Blog
Key Changes to Japan’s Whistleblower Protection Act Require Stronger Compliance
Blog
June 8, 2020
Since its enactment in 2004, Japan’s Whistleblower Protection Act has been criticized for being “toothless” and unable to adequately protect whistleblowers. On June 8, 2020, a long-awaited amendment was finally passed, providing greater legal protection for whistleblowers and strengthening corporate compliance requirements.[1] The Whistleblower Protection Act applies to some antitrust violations (such as cartel and monopolization conducts) as well as other corporate misconduct that is subject to criminal punishment.
Limitations of existing legal protection
Japan’s previous Whistleblower Protection Act offered only limited protections:
- Only current employees are eligible for retaliation protections such as dismissal, demotion, or other repercussions, and not all have been effectively protected from retaliation for reporting misconduct.
- The existing law only covers misconduct subject to criminal punishment.
- Whistleblowers can be held liable for damages to companies caused by their reports.
- There is no legal duty for companies to establish an internal reporting mechanism.
The amendment targets these deficiencies to expand legal protections under the Whistleblower Protection Act as detailed below.
Expanded scope of whistleblower protection
Although contractors and clients are still not eligible for protection, the amendment expands the scope of protection beyond current employees to also include directors, officers, auditors, and those employees who retired within the past year. The amendment also expands the application of the Act to reported misconduct that is subject to administrative punishment and not just criminal violations.
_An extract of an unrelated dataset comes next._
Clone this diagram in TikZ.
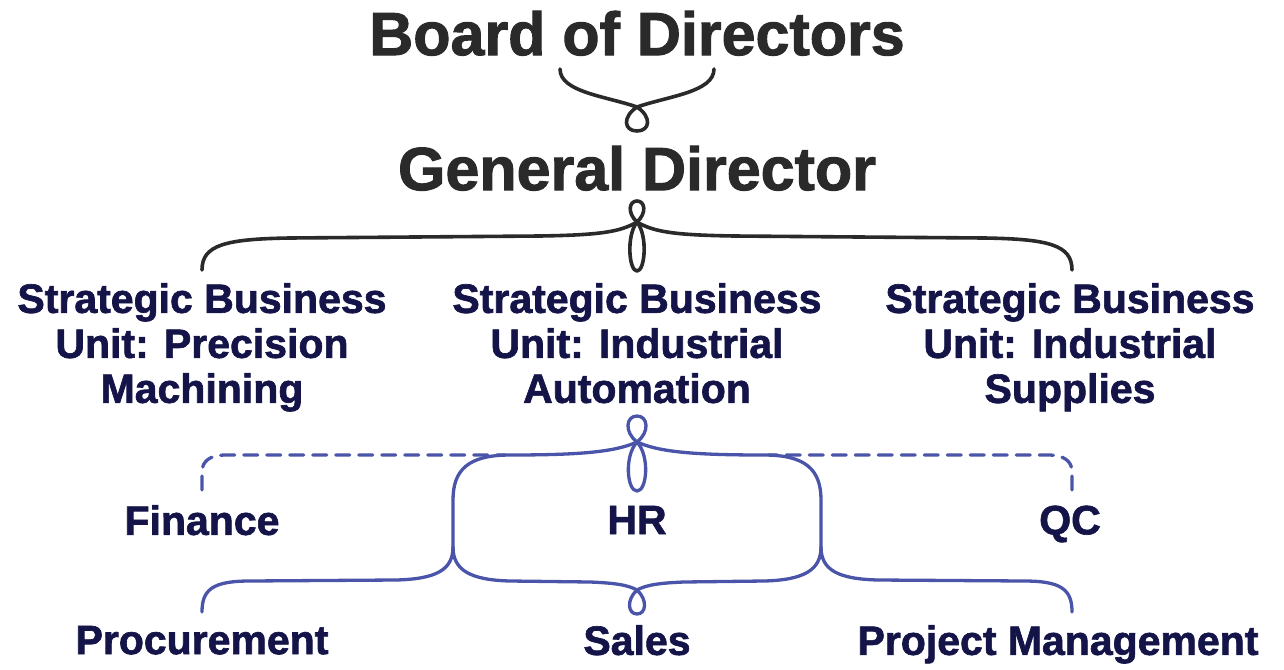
\documentclass[tikz,border=0pt]{standalone}
\usepackage{fontspec}
\setmainfont{Liberation Sans}[BoldFeatures={FakeBold=1.6}]
\usetikzlibrary{calc}
\definecolor{ink}{HTML}{2A2A2A}
\definecolor{navy}{HTML}{141448}
\definecolor{lineblue}{HTML}{4A55AA}

\begin{document}
\begin{tikzpicture}[x=1pt,y=-1pt,
title/.style={font=\fontsize{61}{61}\selectfont\bfseries, text=ink, inner sep=0pt, text depth=0pt},
unit/.style={font=\fontsize{41}{45}\selectfont\bfseries, text=navy, align=center, inner sep=0pt, text depth=0pt},
curl/.style={line width=3.6pt, draw=ink, line cap=round, line join=round},
bluecurl/.style={line width=3.3pt, draw=lineblue, line cap=round, line join=round},
dashcurl/.style={bluecurl, dash pattern=on 14pt off 9pt}]
\useasboundingbox (0,0) rectangle (1284,669);
\node[title](board) at (637,33){Board of Directors};
\node[title](gd) at (637,168){General Director};
\node[unit](sbu1) at (202,343){Strategic Business\\Unit: Precision\\Machining};
\node[unit](sbu2) at (637,343){Strategic Business\\Unit: Industrial\\Automation};
\node[unit](sbu3) at (1070,343){Strategic Business\\Unit: Industrial\\Supplies};
\node[unit](fin) at (202,520){Finance};
\node[unit](hr) at (637,520){HR};
\node[unit](qc) at (1070,520){QC};
\node[unit](proc) at (202,640){Procurement};
\node[unit](sales) at (637,640){Sales};
\node[unit](pm) at (1058,640){Project Management};
% knots and free ends
\coordinate(b1) at (560,69);
\coordinate(b2) at (714,69);
\coordinate(k1) at (637,107);
\coordinate(k2) at (637,222);
\coordinate(a1) at (202,270);
\coordinate(a3) at (1072,270);
\coordinate(k3) at (637,442);
\coordinate(uL) at (453,547);
\coordinate(uR) at (821,547);
\coordinate(k4) at (637,590);
\coordinate(d1) at (202,490);
\coordinate(d3) at (1072,490);
\coordinate(e1) at (202,612);
\coordinate(e3) at (1072,612);
% board -> general director
\draw[curl] (b1) .. controls (560,92) and (605,96) .. (k1) .. controls (652,117) and (650,131) .. (637,131)
 .. controls (624,131) and (622,117) .. (k1) .. controls (669,96) and (714,92) .. (b2);
% general director -> units
\draw[curl] (k2) .. controls (647,213) and (645,201) .. (637,201) .. controls (629,201) and (627,213) .. (k2)
 .. controls (648,236) and (645,271) .. (637,271) .. controls (629,271) and (626,236) .. (k2);
\draw[curl] (a1) .. controls (202,245) and (225,239) .. (290,238) -- (540,236) .. controls (600,235) and (620,232) .. (k2);
\draw[curl] (a3) .. controls (1072,245) and (1049,239) .. (984,238) -- (734,236) .. controls (674,235) and (654,232) .. (k2);
% automation -> functions
\draw[dashcurl] (d1) -- (202,472) .. controls (202,461) and (210,455) .. (226,455) -- (505,455);
\draw[dashcurl] (d3) -- (1072,472) .. controls (1072,461) and (1064,455) .. (1048,455) -- (769,455);
\draw[bluecurl] (k3) .. controls (650,432) and (648,416) .. (637,416) .. controls (626,416) and (624,432) .. (k3)
 .. controls (650,456) and (647,491) .. (637,491) .. controls (627,491) and (624,456) .. (k3);
\draw[bluecurl] (k3) .. controls (615,452) and (580,455) .. (510,455) .. controls (468,455) and (453,470) .. (453,500) -- (uL);
\draw[bluecurl] (k3) .. controls (659,452) and (694,455) .. (764,455) .. controls (806,455) and (821,470) .. (821,500) -- (uR);
\draw[bluecurl] (uL) .. controls (453,570) and (436,579) .. (396,580) -- (250,581) .. controls (212,581) and (202,590) .. (e1);
\draw[bluecurl] (uL) .. controls (453,570) and (470,580) .. (510,581) -- (590,582) .. controls (615,583) and (628,585) .. (k4);
\draw[bluecurl] (uR) .. controls (821,570) and (838,579) .. (878,580) -- (1024,581) .. controls (1062,581) and (1072,590) .. (e3);
\draw[bluecurl] (uR) .. controls (821,570) and (804,580) .. (764,581) -- (684,582) .. controls (659,583) and (646,585) .. (k4);
\draw[bluecurl] (k4) .. controls (648,600) and (646,614) .. (637,614) .. controls (628,614) and (626,600) .. (k4);
\end{tikzpicture}
\end{document}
Significantly, whistleblowers are exempted from civil liability for damage to enterprises caused by their reports. However, if there is any criminal act (such as larceny) in collecting the evidence, criminal liability still attaches.
More options to report to administrative agencies and news organizations
The amendment broadens the channels through which a whistleblower may report to administrative agencies and news organs, providing more options that the previous Act does.
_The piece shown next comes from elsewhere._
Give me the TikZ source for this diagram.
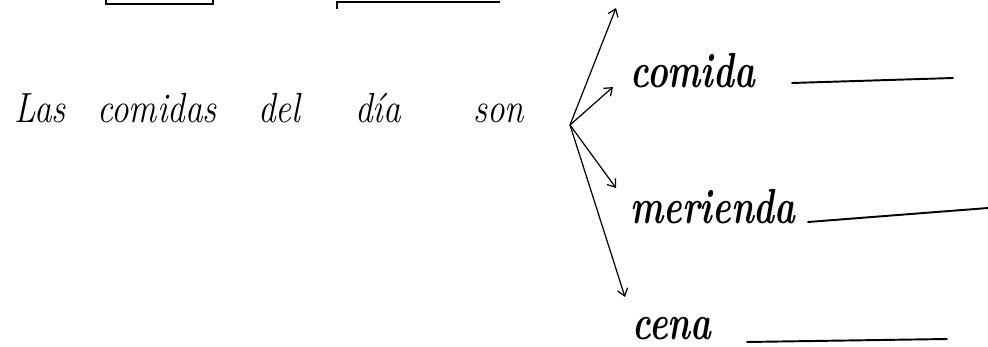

Under the amended law, whistleblowers reporting to administrative agencies are only required to provide their name and a description of the corporate misconduct. By contrast, the previous law required whistleblowers to also provide reasonable grounds for their belief that corporate misconduct has occurred or is about to occur. Further, a whistleblower may report to news organizations when there are reasonable grounds to believe that the company has leaked information that easily identifies the whistleblower.
Duty to establish reporting mechanisms
The amendment requires that companies of more than 300 employees establish a reporting mechanism, such as a contact office that responds to whistleblowers’ reports. Companies with 300 or fewer employees do not have the same legal obligation, but must make efforts to establish such systems.
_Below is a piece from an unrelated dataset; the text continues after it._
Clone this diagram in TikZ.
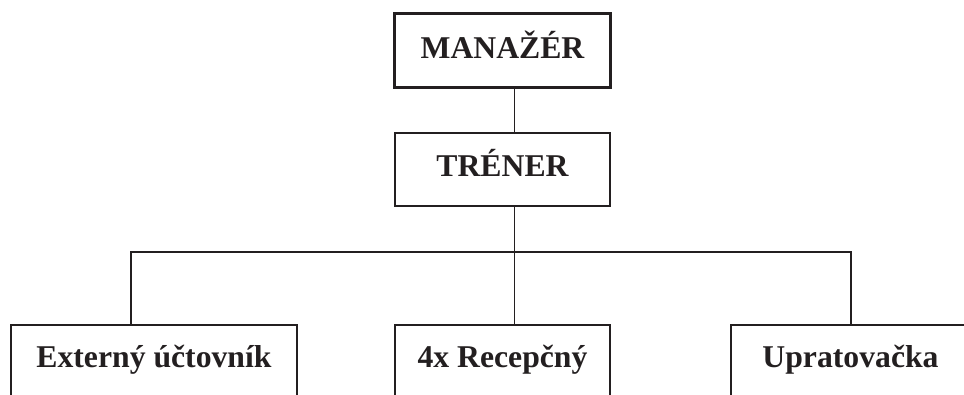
\documentclass[tikz,border=0pt]{standalone}
\usepackage{fontspec}
\setmainfont{Liberation Serif}
\definecolor{ink}{RGB}{35,31,32}
\begin{document}
\begin{tikzpicture}[x=1pt,y=-1pt,
  lbl/.style={font=\fontsize{31.7}{38}\selectfont\bfseries, text=ink, draw=ink,
    align=center, text height=22pt, inner xsep=0pt},
  topbox/.style={lbl, line width=3.2pt, text depth=6pt, inner ysep=23pt},
  midbox/.style={lbl, line width=2pt, text depth=8.5pt, inner ysep=21.5pt},
  botbox/.style={lbl, line width=2pt, text depth=15pt, inner ysep=20pt, anchor=north},
  link/.style={draw=ink, line width=1.6pt}]
\useasboundingbox (0,0) rectangle (964,394);
\node[topbox, minimum width=219pt-3.2pt, anchor=north] (m) at (502.5,10+1.6) {MANAŽÉR};
\node[midbox, minimum width=217pt-2pt, anchor=north] (t) at (502.5,130.7+1) {TRÉNER};
\node[botbox, minimum width=288pt-2pt] (e) at (154,323+1) {Externý účtovník};
\node[botbox, minimum width=217pt-2pt] (r) at (502.5,323+1) {4x Recepčný};
\node[botbox, minimum width=241pt-2pt] (u) at (850.5,323+1) {Upratovačka};
\coordinate (cx) at (514.5,0);
\coordinate (exl) at (130.7,0);
\coordinate (uxl) at (850.7,0);
\coordinate (bus) at (514.5,251.7);
\draw[link] (m.south -| cx) -- (t.north -| cx);
\draw[link] (t.south -| cx) -- (r.north -| cx);
\draw[link] (e.north -| exl) |- (bus) -| (u.north -| uxl);
\end{tikzpicture}
\end{document}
Companies that fail—or fail to make efforts—to establish a reporting system are subject to administrative action by the Consumer Affairs Agency (CAA) in Japan, which is the authority designated to enforce the Whistleblower Protection Act. The CAA will require reports, provide guidance and recommend actions for the company to take. If a company fails to follow the CAA’s recommendation, the CAA can publicize that fact.
Duty to protect confidentiality
The amendment requires that a company’s employees involved with the company’s reporting mechanisms protect information that may identify a whistleblower. Employees who breach this duty of confidentiality without justifiable reason will be subject to a criminal fine of up to 300,000 yen (about $2,800). The term “justifiable reason” is not currently defined, but the CAA will likely issue guidelines clarifying the term.
Takeaway
By this amendment, Japan’s Whistleblower Protection Act will provide greater legal protections and make it easier for potential whistleblowers to report corporate misconduct. For advocates in favor of expanded whistleblower protections, the amendment still leaves room for improvement. For example, there is no mechanism for penalizing companies that retaliate against whistleblowers. Nevertheless, companies should prepare to comply with the new protections and consult with experienced counsel paying close attention to how the amendment will be implemented.
Indeed, given this amendment and other recent changes in connection Japanese enforcement of antitrust law, including revisions to its antitrust leniency program and new “privilege-like” rules in connection with competition investigations, now is a good time for companies operating in Japan to take a close look at their antitrust compliance programs to ensure that they are comprehensive and up-to-date.
[1] The amendment will take effect from a date specified by the Cabinet Order, which as required by law must be within two years of its promulgation.
This entry has been created for information and planning purposes. It is not intended to be, nor should it be substituted for, legal advice, which turns on specific facts.